Over the last decade, India has transformed itself, with more startup companies emerging in highly profitable sectors like mobility, e-commerce, I.T., etc. And this transformation is only likely to continue as towns urbanize, goods and services consumption rises and employability increases. Today, the Indian economy is the seventh-largest in the world (measured by nominal GDP) and the third-largest by purchasing power parity (PPP).
Yet, back in 1990, India faced a serious economic crisis; one which could have left the country financially crippled. The government was close to defaulting, leaving it unable to meet its balance of payments (BOP). Foreign reserves had fallen so low that India was unable to finance three weeks’ worth of imports! The primary reason for the economic crisis was the large fiscal imbalances accumulated throughout the 1980s, worsened by the Gulf War, leaving the country with a large oil import bill, plummeting exports and dried-up credit. By the end of the decade, India was in serious economic trouble.
In 1991, the Chandra Shekhar government approached the International Monetary Fund (IMF) for BOP assistance. Yet assistance would need to come with a guarantee, as expressed by C Rangarajan, former chairman of the Economic Advisory Council and Reserve Bank of India (RBI) Governor in an article in a leading publication said that, “In the course of talking with various market players, one question that came up frequently was: What was India doing on its own to tide over the crisis? The insinuation was simple. India had a fairly large stock of gold as reserves. Why could not India use it?”
The view was not lost on the IMF, who insisted India put up its gold resources, to show her earnestness in fulfilling her obligations. India had no option but to accept IMF’s suggestion.
The country proceeded to secure a loan of $2.2 billion by pledging 67 tonnes of India's gold reserves to the Bank of England (47 tonnes) and Union Bank of Switzerland (20 tonnes). In a country that took extreme pride in its gold reserve, national and political outrage ensued; collapsing the Chandra Shekhar government. Even as most politicians agreed, this was the right move. In an article, S. Venkitaramanan, former RBI Governor spoke of a conversation with Rajiv Gandhi, where the late Prime Minister stated: “Of what use is gold if it does not serve the national purpose in assisting the country in its difficulties?”

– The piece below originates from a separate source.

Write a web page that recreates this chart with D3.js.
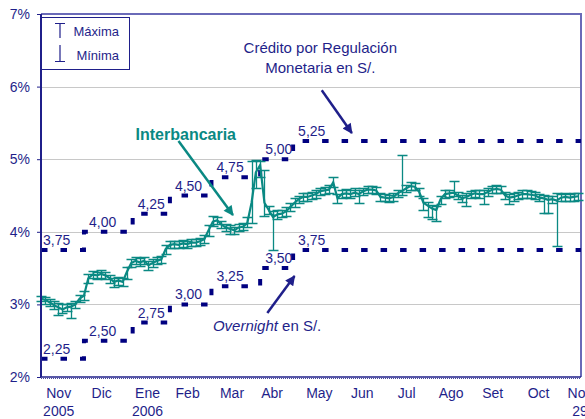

With a new government in place, P. V. Narasimha Rao the Prime Minister reaffirmed the previous government's stance, stating that he believed India must open door to foreign investment, reduce red tape that often cripples initiatives and streamline industrial policy. It was the appointment of Dr. Manmohan Singh as the Finance Minister that kick-started an economic reforms process which continues to benefits India even today.
When India needed it, our gold reserves came in handy. 18 years later, the entire episode came full circle, with the RBI bringing three times the amount of gold from the IMF to diversify its assets and using it as a risk mitigator. Today, India holds 557.8 metric tonnes of gold, much higher than in 1991. But even more important, keeping India’s credibility intact.